• Material shown:
····················

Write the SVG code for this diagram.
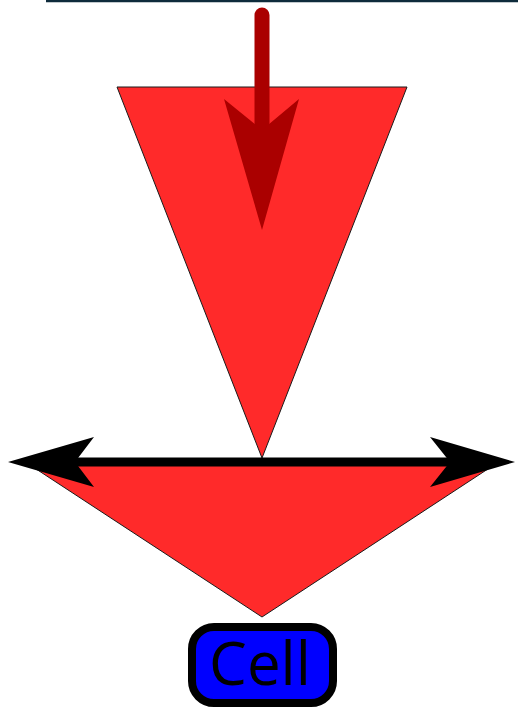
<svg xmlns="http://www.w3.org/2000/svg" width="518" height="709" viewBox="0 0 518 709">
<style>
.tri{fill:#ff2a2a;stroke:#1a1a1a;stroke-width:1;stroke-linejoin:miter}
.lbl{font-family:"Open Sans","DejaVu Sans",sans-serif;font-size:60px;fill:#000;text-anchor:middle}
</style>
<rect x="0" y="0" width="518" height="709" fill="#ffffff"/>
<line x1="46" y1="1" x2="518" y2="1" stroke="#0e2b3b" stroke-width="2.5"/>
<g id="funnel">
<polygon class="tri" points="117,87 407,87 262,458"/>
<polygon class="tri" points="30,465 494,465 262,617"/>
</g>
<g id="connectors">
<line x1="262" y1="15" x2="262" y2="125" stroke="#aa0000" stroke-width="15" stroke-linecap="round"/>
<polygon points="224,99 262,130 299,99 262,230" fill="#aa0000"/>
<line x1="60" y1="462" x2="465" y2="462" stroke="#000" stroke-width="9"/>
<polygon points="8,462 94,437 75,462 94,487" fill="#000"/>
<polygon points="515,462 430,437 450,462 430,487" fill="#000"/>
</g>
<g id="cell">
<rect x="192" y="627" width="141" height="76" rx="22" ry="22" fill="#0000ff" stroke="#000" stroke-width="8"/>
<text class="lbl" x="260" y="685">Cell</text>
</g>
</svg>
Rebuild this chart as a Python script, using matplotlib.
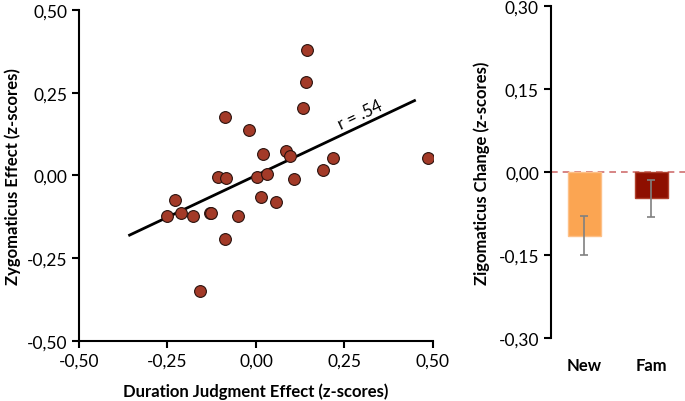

····················

• The exercise: Images should not appear in the copy; retype the listing above exactly.

• Reply to the exercise:
Write the SVG code for this diagram.
<svg xmlns="http://www.w3.org/2000/svg" width="518" height="709" viewBox="0 0 518 709">
<style>
.tri{fill:#ff2a2a;stroke:#1a1a1a;stroke-width:1;stroke-linejoin:miter}
.lbl{font-family:"Open Sans","DejaVu Sans",sans-serif;font-size:60px;fill:#000;text-anchor:middle}
</style>
<rect x="0" y="0" width="518" height="709" fill="#ffffff"/>
<line x1="46" y1="1" x2="518" y2="1" stroke="#0e2b3b" stroke-width="2.5"/>
<g id="funnel">
<polygon class="tri" points="117,87 407,87 262,458"/>
<polygon class="tri" points="30,465 494,465 262,617"/>
</g>
<g id="connectors">
<line x1="262" y1="15" x2="262" y2="125" stroke="#aa0000" stroke-width="15" stroke-linecap="round"/>
<polygon points="224,99 262,130 299,99 262,230" fill="#aa0000"/>
<line x1="60" y1="462" x2="465" y2="462" stroke="#000" stroke-width="9"/>
<polygon points="8,462 94,437 75,462 94,487" fill="#000"/>
<polygon points="515,462 430,437 450,462 430,487" fill="#000"/>
</g>
<g id="cell">
<rect x="192" y="627" width="141" height="76" rx="22" ry="22" fill="#0000ff" stroke="#000" stroke-width="8"/>
<text class="lbl" x="260" y="685">Cell</text>
</g>
</svg>
Rebuild this chart as a Python script, using matplotlib.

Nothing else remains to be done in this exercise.